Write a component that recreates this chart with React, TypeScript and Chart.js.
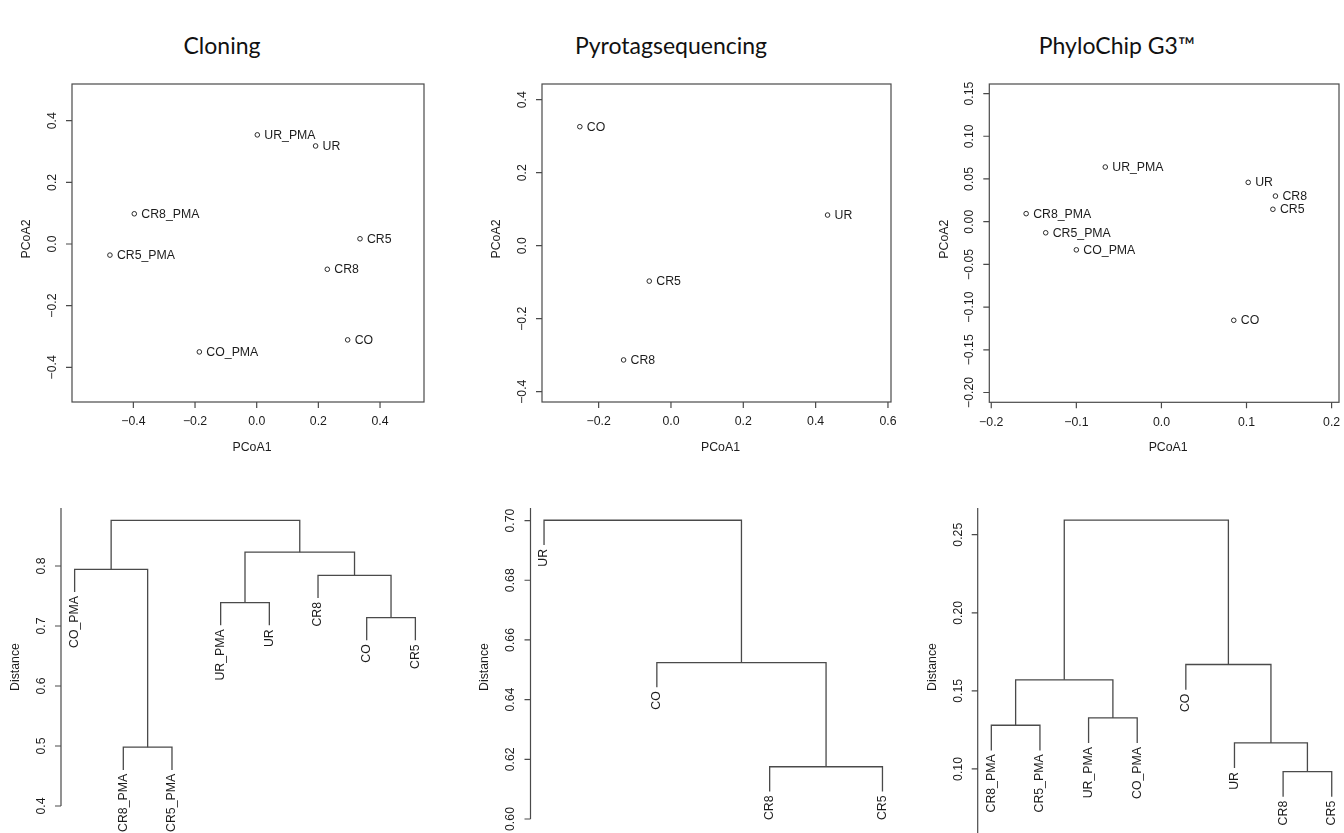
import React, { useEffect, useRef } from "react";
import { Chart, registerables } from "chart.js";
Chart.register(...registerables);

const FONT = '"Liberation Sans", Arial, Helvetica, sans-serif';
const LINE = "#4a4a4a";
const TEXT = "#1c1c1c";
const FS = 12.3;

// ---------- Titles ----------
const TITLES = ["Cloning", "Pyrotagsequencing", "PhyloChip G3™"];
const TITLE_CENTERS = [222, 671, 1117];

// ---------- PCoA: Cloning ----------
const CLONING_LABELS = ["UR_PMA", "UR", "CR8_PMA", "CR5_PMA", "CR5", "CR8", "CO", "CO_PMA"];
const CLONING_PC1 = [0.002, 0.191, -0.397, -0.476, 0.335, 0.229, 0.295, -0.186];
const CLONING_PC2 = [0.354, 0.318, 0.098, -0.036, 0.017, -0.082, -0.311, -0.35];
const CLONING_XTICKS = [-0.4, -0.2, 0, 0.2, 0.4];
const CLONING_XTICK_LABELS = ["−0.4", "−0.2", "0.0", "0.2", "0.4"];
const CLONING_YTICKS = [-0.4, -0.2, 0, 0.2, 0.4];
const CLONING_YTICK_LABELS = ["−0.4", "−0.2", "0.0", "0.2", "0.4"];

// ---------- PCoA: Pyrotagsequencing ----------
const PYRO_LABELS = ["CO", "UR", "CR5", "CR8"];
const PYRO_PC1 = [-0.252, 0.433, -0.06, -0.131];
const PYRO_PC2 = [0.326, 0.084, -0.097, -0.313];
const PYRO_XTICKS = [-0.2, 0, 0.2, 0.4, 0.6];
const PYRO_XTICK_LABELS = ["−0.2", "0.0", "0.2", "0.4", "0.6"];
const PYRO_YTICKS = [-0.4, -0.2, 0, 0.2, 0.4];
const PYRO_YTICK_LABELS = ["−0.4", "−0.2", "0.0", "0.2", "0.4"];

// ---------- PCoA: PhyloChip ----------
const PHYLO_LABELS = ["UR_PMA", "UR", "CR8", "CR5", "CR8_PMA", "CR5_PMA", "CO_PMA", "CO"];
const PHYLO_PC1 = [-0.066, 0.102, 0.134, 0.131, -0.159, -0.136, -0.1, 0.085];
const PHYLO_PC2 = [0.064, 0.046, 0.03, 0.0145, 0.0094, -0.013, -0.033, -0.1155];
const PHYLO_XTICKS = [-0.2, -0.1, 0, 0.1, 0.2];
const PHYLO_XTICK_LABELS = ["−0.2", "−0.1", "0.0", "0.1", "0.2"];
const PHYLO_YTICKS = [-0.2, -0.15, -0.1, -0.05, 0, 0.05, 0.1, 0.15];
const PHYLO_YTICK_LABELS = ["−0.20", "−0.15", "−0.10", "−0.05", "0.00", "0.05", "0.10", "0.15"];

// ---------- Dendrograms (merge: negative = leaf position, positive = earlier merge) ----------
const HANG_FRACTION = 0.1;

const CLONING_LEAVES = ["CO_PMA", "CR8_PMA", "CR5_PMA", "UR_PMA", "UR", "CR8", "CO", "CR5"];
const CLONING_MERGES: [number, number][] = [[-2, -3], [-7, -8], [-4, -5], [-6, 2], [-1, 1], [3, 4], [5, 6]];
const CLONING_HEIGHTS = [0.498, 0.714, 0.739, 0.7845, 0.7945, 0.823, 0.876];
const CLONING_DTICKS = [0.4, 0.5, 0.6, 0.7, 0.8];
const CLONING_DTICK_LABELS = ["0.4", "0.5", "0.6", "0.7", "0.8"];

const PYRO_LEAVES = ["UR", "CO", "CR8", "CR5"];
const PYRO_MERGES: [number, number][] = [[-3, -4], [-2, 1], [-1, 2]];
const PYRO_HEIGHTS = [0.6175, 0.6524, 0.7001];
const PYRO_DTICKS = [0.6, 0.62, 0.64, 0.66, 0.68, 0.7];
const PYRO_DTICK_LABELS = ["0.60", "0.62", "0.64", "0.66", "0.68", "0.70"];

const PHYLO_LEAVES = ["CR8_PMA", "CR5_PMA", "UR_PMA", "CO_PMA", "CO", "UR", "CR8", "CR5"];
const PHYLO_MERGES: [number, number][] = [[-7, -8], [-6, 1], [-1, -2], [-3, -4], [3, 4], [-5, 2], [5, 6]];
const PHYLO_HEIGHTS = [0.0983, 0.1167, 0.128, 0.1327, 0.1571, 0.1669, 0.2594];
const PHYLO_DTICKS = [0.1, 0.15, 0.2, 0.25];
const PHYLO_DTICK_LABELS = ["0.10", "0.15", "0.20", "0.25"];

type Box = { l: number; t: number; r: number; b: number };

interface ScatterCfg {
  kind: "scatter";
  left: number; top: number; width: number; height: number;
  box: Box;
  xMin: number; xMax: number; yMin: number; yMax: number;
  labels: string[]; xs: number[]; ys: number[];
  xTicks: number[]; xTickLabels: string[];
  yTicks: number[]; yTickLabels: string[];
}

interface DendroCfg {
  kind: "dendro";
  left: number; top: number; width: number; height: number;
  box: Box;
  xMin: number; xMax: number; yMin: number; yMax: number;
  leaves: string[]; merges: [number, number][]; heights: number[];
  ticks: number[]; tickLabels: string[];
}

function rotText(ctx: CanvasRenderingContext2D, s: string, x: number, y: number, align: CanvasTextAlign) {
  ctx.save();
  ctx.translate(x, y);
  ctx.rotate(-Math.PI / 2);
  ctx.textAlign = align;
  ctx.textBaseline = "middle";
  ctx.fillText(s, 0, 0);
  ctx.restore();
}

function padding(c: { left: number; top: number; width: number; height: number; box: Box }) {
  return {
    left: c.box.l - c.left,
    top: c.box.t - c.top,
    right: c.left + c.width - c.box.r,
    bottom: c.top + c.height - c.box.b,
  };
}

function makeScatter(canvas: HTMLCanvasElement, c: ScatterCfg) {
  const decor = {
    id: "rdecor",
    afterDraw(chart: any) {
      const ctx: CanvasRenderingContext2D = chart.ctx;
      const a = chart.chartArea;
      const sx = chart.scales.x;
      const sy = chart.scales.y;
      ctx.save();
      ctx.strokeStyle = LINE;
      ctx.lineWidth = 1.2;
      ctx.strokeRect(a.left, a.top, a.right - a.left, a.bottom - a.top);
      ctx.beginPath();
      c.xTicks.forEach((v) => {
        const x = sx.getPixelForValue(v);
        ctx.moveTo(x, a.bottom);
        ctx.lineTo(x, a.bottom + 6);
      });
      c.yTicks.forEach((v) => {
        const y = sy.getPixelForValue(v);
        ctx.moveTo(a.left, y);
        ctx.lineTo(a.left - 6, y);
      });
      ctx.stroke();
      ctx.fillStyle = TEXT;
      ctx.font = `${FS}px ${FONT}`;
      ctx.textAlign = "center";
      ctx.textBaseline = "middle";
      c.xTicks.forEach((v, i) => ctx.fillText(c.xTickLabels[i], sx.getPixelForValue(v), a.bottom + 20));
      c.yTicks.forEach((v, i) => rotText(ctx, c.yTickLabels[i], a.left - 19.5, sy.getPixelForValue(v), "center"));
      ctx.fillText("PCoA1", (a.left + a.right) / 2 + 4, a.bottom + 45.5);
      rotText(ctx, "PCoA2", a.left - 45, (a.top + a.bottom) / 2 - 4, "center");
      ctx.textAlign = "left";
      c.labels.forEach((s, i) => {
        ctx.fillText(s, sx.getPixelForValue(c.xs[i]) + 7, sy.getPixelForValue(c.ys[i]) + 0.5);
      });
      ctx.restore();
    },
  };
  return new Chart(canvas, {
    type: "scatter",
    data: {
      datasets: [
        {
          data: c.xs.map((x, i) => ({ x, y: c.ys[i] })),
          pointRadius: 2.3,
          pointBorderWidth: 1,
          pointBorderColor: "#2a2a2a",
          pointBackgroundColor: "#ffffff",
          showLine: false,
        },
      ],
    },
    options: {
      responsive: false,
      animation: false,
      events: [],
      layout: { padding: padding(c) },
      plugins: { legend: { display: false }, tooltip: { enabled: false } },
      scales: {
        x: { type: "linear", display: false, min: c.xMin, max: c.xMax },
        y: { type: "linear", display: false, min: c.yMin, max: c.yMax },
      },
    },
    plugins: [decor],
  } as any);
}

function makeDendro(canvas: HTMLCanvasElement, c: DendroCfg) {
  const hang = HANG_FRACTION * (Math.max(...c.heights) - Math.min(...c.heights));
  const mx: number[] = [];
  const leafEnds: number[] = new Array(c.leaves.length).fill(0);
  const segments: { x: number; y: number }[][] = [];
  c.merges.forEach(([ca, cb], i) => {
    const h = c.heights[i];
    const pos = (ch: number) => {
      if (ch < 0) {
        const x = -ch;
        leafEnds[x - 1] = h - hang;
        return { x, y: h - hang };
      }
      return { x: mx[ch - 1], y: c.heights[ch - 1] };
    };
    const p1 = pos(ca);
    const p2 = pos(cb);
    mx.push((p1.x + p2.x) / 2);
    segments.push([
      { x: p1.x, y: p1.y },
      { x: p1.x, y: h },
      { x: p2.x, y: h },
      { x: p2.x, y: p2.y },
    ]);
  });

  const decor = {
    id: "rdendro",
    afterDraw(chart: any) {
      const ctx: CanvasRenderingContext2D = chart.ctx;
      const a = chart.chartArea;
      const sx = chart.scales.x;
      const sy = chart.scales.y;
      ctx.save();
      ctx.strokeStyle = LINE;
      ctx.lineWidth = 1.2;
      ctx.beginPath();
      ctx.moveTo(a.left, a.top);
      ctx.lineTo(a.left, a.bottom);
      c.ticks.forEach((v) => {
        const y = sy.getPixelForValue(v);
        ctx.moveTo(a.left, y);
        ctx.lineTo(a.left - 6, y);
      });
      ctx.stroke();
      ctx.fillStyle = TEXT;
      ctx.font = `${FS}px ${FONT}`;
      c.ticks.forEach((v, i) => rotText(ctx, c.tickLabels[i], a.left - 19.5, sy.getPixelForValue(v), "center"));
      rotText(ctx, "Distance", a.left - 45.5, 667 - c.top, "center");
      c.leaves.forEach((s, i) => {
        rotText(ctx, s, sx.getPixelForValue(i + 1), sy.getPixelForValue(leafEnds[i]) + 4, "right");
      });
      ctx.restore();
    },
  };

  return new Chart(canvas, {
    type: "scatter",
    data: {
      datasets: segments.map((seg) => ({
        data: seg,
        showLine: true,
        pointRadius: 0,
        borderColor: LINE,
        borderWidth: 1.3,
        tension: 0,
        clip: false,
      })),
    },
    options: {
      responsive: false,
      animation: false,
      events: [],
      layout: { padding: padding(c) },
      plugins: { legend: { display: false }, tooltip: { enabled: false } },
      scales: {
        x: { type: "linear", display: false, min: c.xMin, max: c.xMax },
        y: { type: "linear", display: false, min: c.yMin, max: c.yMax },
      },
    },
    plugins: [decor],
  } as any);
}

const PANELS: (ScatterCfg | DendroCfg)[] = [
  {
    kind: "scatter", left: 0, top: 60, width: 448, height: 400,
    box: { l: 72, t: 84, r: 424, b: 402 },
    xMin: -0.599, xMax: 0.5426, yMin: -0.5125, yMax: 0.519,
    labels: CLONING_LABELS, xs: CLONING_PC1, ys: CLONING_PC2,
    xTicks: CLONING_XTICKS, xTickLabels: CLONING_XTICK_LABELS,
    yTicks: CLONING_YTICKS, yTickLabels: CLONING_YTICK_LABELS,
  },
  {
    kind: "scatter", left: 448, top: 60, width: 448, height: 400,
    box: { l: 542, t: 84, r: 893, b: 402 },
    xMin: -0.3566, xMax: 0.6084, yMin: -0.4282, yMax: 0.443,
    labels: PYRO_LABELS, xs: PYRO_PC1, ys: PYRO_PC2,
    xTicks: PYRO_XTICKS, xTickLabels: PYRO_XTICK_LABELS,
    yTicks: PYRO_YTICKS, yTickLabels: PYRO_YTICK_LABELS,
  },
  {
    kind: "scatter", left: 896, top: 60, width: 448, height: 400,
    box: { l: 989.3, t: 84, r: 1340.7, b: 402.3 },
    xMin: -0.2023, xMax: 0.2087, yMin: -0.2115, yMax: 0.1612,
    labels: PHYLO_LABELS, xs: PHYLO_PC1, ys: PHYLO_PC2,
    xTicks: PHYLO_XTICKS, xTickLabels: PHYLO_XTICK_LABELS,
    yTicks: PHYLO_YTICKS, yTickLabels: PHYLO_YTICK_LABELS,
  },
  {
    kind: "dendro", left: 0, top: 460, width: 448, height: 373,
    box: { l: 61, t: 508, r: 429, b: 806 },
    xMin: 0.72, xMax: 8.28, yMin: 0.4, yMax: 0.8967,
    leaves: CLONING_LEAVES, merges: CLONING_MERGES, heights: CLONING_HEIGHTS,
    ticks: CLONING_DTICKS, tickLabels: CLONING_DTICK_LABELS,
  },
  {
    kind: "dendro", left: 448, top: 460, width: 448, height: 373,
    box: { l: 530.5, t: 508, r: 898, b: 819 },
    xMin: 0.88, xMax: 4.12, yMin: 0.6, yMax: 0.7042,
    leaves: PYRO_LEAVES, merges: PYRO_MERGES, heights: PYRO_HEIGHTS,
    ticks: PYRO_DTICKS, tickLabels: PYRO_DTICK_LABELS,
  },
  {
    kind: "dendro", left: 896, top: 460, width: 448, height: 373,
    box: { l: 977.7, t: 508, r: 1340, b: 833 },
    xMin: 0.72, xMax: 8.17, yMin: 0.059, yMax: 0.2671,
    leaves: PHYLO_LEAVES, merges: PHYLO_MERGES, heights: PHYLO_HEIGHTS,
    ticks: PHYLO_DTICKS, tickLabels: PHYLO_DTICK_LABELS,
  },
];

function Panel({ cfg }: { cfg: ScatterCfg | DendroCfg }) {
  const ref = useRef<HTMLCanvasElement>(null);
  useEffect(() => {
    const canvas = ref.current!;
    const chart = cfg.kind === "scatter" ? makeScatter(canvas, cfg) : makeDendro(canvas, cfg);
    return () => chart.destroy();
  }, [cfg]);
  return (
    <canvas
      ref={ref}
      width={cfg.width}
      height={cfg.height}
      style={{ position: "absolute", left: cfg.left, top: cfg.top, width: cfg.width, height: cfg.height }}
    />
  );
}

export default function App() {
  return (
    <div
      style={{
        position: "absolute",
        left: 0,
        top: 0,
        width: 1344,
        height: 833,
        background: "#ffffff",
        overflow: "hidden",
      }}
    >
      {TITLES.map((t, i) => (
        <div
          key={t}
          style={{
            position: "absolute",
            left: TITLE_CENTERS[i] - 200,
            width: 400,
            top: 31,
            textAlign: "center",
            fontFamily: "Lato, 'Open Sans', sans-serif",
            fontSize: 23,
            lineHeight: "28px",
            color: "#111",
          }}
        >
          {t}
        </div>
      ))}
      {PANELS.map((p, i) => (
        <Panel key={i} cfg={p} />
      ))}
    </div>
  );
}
+ + + +
= WORK TO DO =
Set down again, exactly, the lines of the material above from its first line to the one with "Chart.register(...registerables);", inclusive. Leave the pictures out.

= COMPLETED EXERCISE =
Write a component that recreates this chart with React, TypeScript and Chart.js.
import React, { useEffect, useRef } from "react";
import { Chart, registerables } from "chart.js";
Chart.register(...registerables);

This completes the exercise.